If he's just doing it for fun and realizes he'll most likely lose before long, that's one thing. But I would be concerned if he is gambling with money you need to operate the business.
Q: My brother (and business partner) has gotten into day trading in the last year or so. He claims to be "investing," not gambling, but I've heard many horror stories. Should I be worried?
A: You can always tell when the stock market is getting better, because the day traders come out of the woodwork. Unfortunately, a vast majority will wind up grinding their retirement money into sawdust.
In my opinion, day trading is gambling. Whether or not you should be worried, though, depends on how much money your brother is gambling with and what would happen to your business if he squanders his assets.
To explain why I'm so skeptical of day traders, we must first decide what the term means. In my mind, a day trader is an individual who tries to make fast money by buying and selling stocks, options or other securities after holding them a few hours, days or weeks.
Unlike investors who buy diversified baskets of stocks and hold them for a year or more despite short-term swings in the market, day traders try to profit from those swings by buying low and selling high.
But don't expect a day trader to tell you he's a day trader. The term has gotten a bad rap, primarily because so many of these people got destroyed by the last bear market. So today, they're calling themselves everything from "swing traders" to "market timers." Many claim to have found some magical loophole in the public markets that only they know about.
If you ask these day traders to explain what they're doing, their explanations are usually plausible. And since markets' daily moves are random, there is a chance day traders can make money in the short term. But when they're explaining their "secret" to you, you need to sit back and pay attention and use your reasoning. Keep in mind even some blackjack players may have a lucky night or two, but over time, the odds will catch up with them and reclaim those winnings and then some.
There are two main reasons why the vast majority of day traders will lose their shirts:
• Disadvantage to large institutions. Have you ever seen a $20 bill laying in the street? It's rare, but it does happen. The same thing can happen on Wall Street.

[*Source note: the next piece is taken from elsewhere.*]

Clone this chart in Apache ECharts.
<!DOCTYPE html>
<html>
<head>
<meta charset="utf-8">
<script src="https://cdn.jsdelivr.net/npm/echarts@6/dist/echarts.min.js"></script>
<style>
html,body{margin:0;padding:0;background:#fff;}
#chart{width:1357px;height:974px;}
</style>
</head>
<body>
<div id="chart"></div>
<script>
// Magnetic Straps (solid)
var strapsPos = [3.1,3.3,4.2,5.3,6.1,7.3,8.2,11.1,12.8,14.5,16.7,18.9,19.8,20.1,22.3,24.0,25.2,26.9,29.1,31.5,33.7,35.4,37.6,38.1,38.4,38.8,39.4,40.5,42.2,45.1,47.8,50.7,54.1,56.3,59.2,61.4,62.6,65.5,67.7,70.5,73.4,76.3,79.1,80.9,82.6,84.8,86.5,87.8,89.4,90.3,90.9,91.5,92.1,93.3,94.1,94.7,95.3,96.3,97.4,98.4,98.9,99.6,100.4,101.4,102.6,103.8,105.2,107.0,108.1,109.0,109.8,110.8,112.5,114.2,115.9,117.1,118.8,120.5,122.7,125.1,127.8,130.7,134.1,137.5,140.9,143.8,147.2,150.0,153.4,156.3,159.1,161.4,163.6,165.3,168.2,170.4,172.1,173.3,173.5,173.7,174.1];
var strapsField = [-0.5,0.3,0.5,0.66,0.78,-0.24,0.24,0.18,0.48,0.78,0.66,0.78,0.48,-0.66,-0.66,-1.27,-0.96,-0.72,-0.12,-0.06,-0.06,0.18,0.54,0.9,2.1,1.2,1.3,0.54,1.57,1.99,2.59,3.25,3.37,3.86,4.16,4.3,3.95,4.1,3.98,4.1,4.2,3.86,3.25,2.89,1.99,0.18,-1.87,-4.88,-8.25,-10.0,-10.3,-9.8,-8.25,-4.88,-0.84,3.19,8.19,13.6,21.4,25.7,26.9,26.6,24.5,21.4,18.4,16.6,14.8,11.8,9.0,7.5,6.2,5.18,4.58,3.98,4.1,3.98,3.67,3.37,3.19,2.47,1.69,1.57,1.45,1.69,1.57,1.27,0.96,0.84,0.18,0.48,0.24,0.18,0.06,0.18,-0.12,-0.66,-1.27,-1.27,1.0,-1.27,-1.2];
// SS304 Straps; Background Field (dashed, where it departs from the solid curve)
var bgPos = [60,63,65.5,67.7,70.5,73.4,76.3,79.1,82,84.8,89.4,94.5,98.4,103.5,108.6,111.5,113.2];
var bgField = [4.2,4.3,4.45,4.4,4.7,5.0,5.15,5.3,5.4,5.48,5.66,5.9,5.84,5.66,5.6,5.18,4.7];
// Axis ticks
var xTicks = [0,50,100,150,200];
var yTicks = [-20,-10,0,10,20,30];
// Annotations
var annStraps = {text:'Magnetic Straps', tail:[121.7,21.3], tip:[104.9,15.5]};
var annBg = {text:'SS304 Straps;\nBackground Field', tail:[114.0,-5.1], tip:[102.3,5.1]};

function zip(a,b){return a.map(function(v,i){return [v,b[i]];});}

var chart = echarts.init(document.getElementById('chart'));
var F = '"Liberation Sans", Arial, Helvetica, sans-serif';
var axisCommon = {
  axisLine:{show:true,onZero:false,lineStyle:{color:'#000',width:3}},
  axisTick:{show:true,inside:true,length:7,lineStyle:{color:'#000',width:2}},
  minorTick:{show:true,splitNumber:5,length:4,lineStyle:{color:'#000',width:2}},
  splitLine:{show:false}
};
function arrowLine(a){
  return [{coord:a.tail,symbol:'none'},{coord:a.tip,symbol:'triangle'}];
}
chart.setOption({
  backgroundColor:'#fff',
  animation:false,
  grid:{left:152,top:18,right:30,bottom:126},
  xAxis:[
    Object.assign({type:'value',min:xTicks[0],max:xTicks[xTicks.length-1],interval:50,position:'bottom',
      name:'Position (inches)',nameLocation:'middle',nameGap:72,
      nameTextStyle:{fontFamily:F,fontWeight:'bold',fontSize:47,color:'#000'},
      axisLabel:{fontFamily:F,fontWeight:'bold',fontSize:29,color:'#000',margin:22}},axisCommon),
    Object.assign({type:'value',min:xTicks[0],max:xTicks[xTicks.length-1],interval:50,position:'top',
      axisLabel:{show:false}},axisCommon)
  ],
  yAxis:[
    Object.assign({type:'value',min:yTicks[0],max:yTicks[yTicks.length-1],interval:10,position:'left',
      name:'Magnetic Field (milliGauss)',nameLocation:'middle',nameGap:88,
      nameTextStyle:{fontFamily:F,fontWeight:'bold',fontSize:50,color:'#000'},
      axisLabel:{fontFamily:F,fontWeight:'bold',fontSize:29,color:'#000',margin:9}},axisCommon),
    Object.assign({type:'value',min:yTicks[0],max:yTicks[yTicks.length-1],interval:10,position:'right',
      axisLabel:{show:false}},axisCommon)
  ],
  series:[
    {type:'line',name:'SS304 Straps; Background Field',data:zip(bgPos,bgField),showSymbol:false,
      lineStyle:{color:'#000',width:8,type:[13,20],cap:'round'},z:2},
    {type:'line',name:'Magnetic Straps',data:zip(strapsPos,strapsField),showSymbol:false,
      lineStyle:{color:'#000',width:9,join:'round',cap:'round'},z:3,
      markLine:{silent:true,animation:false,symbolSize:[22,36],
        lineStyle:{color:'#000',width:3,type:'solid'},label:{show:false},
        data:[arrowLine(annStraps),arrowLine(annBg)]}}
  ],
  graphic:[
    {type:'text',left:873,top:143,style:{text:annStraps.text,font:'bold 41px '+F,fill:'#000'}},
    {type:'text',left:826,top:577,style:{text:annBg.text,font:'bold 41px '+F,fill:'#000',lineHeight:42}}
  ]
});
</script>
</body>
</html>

For various reasons, a stock or other security may temporarily (even for a few seconds) become under- or overvalued. Traders are in the business of picking up these $20 bills on Wall Street. Giant Wall Street firms and hedge funds have massive trading desks that do this. They spend millions on equipment and on experts who have the full time job of finding incorrectly priced securities. So, why would your brother, with his discount brokerage account, think he can even have a chance against the resources of these well-funded trading firms?

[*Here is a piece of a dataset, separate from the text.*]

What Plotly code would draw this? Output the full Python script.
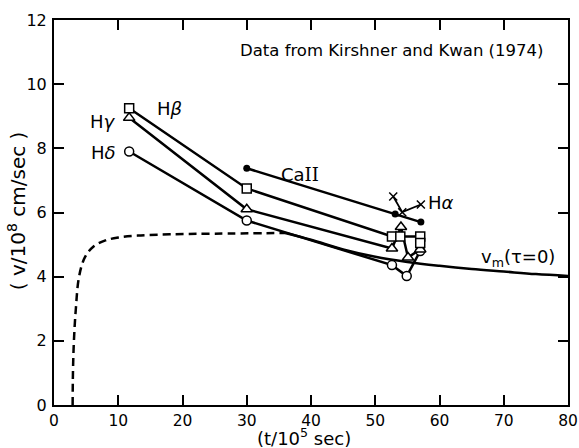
import plotly.graph_objects as go

# H-beta (squares)
hb_t = [11.7, 30.0, 52.6, 53.9, 57.0, 57.0]
hb_v = [9.25, 6.75, 5.25, 5.25, 5.25, 5.05]
# H-gamma (triangles)
hg_t = [11.7, 30.0, 52.6, 54.0, 55.1, 57.0]
hg_v = [8.95, 6.10, 4.88, 5.55, 4.60, 4.85]
# H-delta (circles)
hd_t = [11.7, 30.0, 52.6, 54.9, 57.0]
hd_v = [7.90, 5.75, 4.36, 4.02, 4.80]
# Ca II (dots)
ca_t = [30.0, 53.1, 57.1]
ca_v = [7.38, 5.95, 5.70]
# H-alpha (crosses)
ha_t = [52.8, 54.2, 57.1]
ha_v = [6.50, 6.01, 6.25]
# v_m(tau=0) solid
vm_t = [36.0, 40.0, 45.0, 50.0, 55.0, 60.0, 65.0, 70.0, 75.0, 80.0]
vm_v = [5.36, 5.15, 4.85, 4.62, 4.46, 4.34, 4.24, 4.16, 4.08, 4.02]
# dashed rise
ds_t = [2.9, 2.95, 3.1, 3.4, 3.9, 4.8, 6.2, 8.0, 10.0, 13.0, 18.0, 25.0, 36.0]
ds_v = [0.0, 1.0, 2.0, 3.0, 4.0, 4.6, 4.95, 5.13, 5.22, 5.28, 5.32, 5.34, 5.36]

x_ticks = [0, 10, 20, 30, 40, 50, 60, 70, 80]
y_ticks = [0, 2, 4, 6, 8, 10, 12]

FONT = "DejaVu Sans"
fig = go.Figure()
lw = 2.5
fig.add_trace(go.Scatter(x=ds_t, y=ds_v, mode="lines",
                         line=dict(color="black", width=lw, dash="8px,5px", shape="spline")))
fig.add_trace(go.Scatter(x=vm_t, y=vm_v, mode="lines",
                         line=dict(color="black", width=lw, shape="spline")))
fig.add_trace(go.Scatter(x=ca_t, y=ca_v, mode="lines+markers",
                         line=dict(color="black", width=lw),
                         marker=dict(symbol="circle", size=7, color="black")))
fig.add_trace(go.Scatter(x=ha_t, y=ha_v, mode="lines+markers",
                         line=dict(color="black", width=1.8),
                         marker=dict(symbol="x-thin", size=8, line=dict(color="black", width=1.5))))
fig.add_trace(go.Scatter(x=hd_t, y=hd_v, mode="lines",
                         line=dict(color="black", width=lw)))
fig.add_trace(go.Scatter(x=hd_t, y=hd_v, mode="markers",
                         marker=dict(symbol="circle", size=9, color="white",
                                     line=dict(color="black", width=1.5))))
fig.add_trace(go.Scatter(x=hg_t, y=hg_v, mode="lines",
                         line=dict(color="black", width=lw)))
fig.add_trace(go.Scatter(x=hg_t, y=hg_v, mode="markers",
                         marker=dict(symbol="triangle-up", size=10, color="white",
                                     line=dict(color="black", width=1.5))))
fig.add_trace(go.Scatter(x=hb_t, y=hb_v, mode="lines",
                         line=dict(color="black", width=lw)))
fig.add_trace(go.Scatter(x=hb_t, y=hb_v, mode="markers",
                         marker=dict(symbol="square", size=9, color="white",
                                     line=dict(color="black", width=1.5))))

ann = [
    (52.5, 11.06, "Data from Kirshner and Kwan (1974)", 16.5),
    (7.6, 8.85, "H<i>γ</i>", 18),
    (17.9, 9.25, "H<i>β</i>", 18),
    (7.7, 7.88, "H<i>δ</i>", 18),
    (38.3, 7.2, "Ca<span style='font-family:DejaVu Serif'>II</span>", 18),
    (60.3, 6.32, "H<i>α</i>", 18),
    (72.2, 4.58, "v<sub>m</sub>(τ=0)", 18),
]
for x, y, t, s in ann:
    fig.add_annotation(x=x, y=y, text=t, showarrow=False, xref="x", yref="y",
                       font=dict(family=FONT, size=s, color="black"))

# axis titles
fig.add_annotation(x=0.487, y=-0.117, xref="paper", yref="paper", showarrow=False,
                   text="(t/10<sup>5</sup> sec)", yanchor="bottom", borderpad=0,
                   font=dict(family=FONT, size=18, color="black"))
fig.add_annotation(x=-0.072, y=0.506, xref="paper", yref="paper", showarrow=False,
                   text="( v/10<sup>8</sup> cm/sec )", textangle=-90, xanchor="center",
                   font=dict(family=FONT, size=20, color="black"))

axis_common = dict(showline=True, linecolor="black", linewidth=2, mirror="allticks",
                   ticks="inside", ticklen=10, tickwidth=1.5, tickcolor="black",
                   showgrid=False, zeroline=False, automargin=False)
fig.update_xaxes(range=[0, 80], tickvals=x_ticks, ticktext=[str(v) for v in x_ticks],
                 ticklabelstandoff=0, tickfont=dict(family=FONT, size=15.5, color="black"),
                 **axis_common)
fig.update_yaxes(range=[0, 12], tickvals=y_ticks, ticktext=[str(v) for v in y_ticks],
                 ticklabelstandoff=2, tickfont=dict(family=FONT, size=16, color="black"),
                 **axis_common)
fig.update_layout(width=579, height=448, margin=dict(l=54, r=11, t=20, b=43),
                  paper_bgcolor="white", plot_bgcolor="white", showlegend=False)
fig.write_html("out.html")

• Diminishing returns. The next issue is a harsh reality. If someone is lucky enough to find a way to make a short-term profit, the method is quickly copied by other short-term traders. And when enough people try to take advantage of a market inefficiency, that inefficiency disappears.
As you can tell, I'm not a big fan of day trading. I just think the odds are stacked against day traders. The chances of suffering big losses are much greater than the ability to generate gains over the long term.

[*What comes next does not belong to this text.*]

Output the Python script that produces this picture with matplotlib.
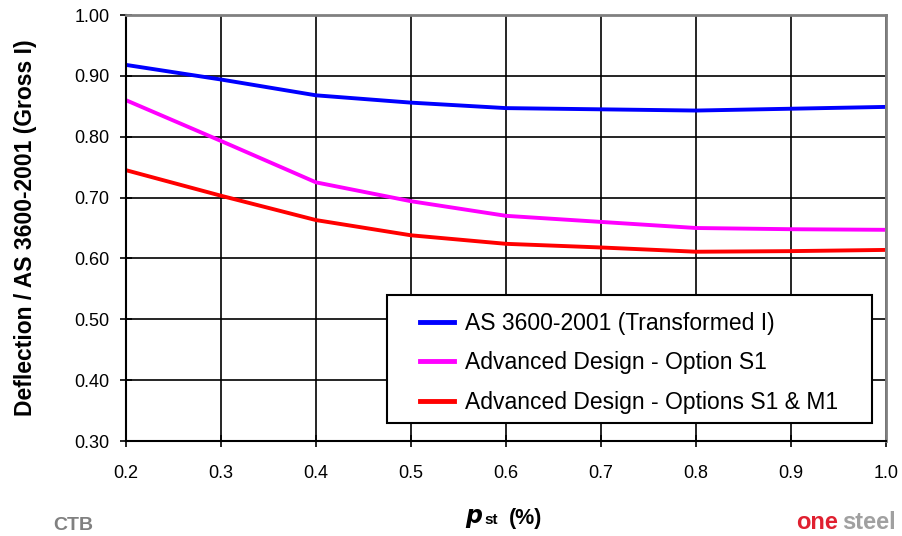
import matplotlib.pyplot as plt
from matplotlib.patches import Rectangle

plt.rcParams['font.family'] = ['Liberation Sans', 'DejaVu Sans']

p_st = [0.2, 0.3, 0.4, 0.5, 0.6, 0.7, 0.8, 0.9, 1.0]
transformed = [0.918, 0.894, 0.868, 0.856, 0.847, 0.845, 0.843, 0.846, 0.849]
option_s1 = [0.860, 0.793, 0.725, 0.694, 0.670, 0.660, 0.650, 0.648, 0.647]
option_s1_m1 = [0.745, 0.703, 0.663, 0.638, 0.624, 0.618, 0.611, 0.612, 0.614]

labels = ["AS 3600-2001 (Transformed I)",
          "Advanced Design - Option S1",
          "Advanced Design - Options S1 & M1"]
colors = ["#0000ff", "#ff00ff", "#ff0000"]

fig = plt.figure(figsize=(9.03, 5.36), dpi=100)
ax = fig.add_axes([126 / 903, 1 - 441 / 536, 760 / 903, 426 / 536])

for ys, lab, c in zip([transformed, option_s1, option_s1_m1], labels, colors):
    ax.plot(p_st, ys, color=c, lw=2.8, label=lab)

ax.set_xlim(0.2, 1.0)
ax.set_ylim(0.3, 1.0)
ax.set_xticks(p_st)
ax.set_xticklabels([f"{v:.1f}" for v in p_st], fontsize=13)
yt = [0.3, 0.4, 0.5, 0.6, 0.7, 0.8, 0.9, 1.0]
ax.set_yticks(yt)
ax.set_yticklabels([f"{v:.2f}" for v in yt], fontsize=13)
ax.grid(True, color='black', lw=1.2)
ax.tick_params(axis='x', direction='inout', length=8, width=1.2, pad=13)
ax.tick_params(axis='y', direction='inout', length=8, width=1.2, pad=8)
for s in ['left', 'bottom']:
    ax.spines[s].set_linewidth(1.5)
for s in ['top', 'right']:
    ax.spines[s].set_color('#808080')
    ax.spines[s].set_linewidth(2)

ax.set_ylabel("Deflection / AS 3600-2001 (Gross I)", fontsize=16.5,
              fontweight='bold')
ax.yaxis.set_label_coords((37 - 126) / 760, 0.5)

fig.text(483 / 903, 1 - 523 / 536, r"$\boldsymbol{p}$", fontsize=17,
         ha='right', va='baseline')
fig.text(484 / 903, 1 - 524 / 536, "st", fontsize=11, fontweight='bold',
         ha='left', va='baseline')
fig.text(509 / 903, 1 - 524 / 536, "(%)", fontsize=15.5, fontweight='bold',
         ha='left', va='baseline')

# legend box drawn separately so it can be wider than the entries
box = Rectangle(((387 - 126) / 760, (441 - 423) / 426), 485 / 760, 128 / 426,
                transform=ax.transAxes, facecolor='white', edgecolor='black',
                lw=1.5, zorder=4)
ax.add_patch(box)
leg = ax.legend(loc='center left', bbox_to_anchor=((420 - 126) / 760, (441 - 363) / 426),
                fontsize=16.5, frameon=False,
                handlelength=1.5, handletextpad=0.45, labelspacing=0.73,
                borderpad=0, borderaxespad=0)
leg.set_zorder(5)
for line in leg.get_lines():
    line.set_linewidth(3.5)

# logos at the bottom corners, drawn as text
fig.text(73 / 903, 1 - 534 / 536, "CTB", fontsize=14, fontweight='bold',
         color='#808080', ha='center', va='bottom')
fig.text(796 / 903, 1 - 534 / 536, "one", fontsize=17, fontweight='bold',
         color='#e02030', ha='left', va='bottom')
fig.text(842 / 903, 1 - 534 / 536, "steel", fontsize=17, fontweight='bold',
         color='#a0a0a0', ha='left', va='bottom')

fig.savefig("out.png", dpi=100)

Study after study has confirmed that most investors are unable to beat the market long term. I have spoken with day traders who have lost large amounts of money, and regretted it.
How you deal with your brother is up to you, though. Maybe he's treating his trading like some gamblers deal with Las Vegas: They play with a set amount of money, say $200, that they are prepared to lose.
If he's just doing it for fun and realizes he'll most likely lose before long, that's one thing. But I would be concerned if he is gambling with money you need to operate the business.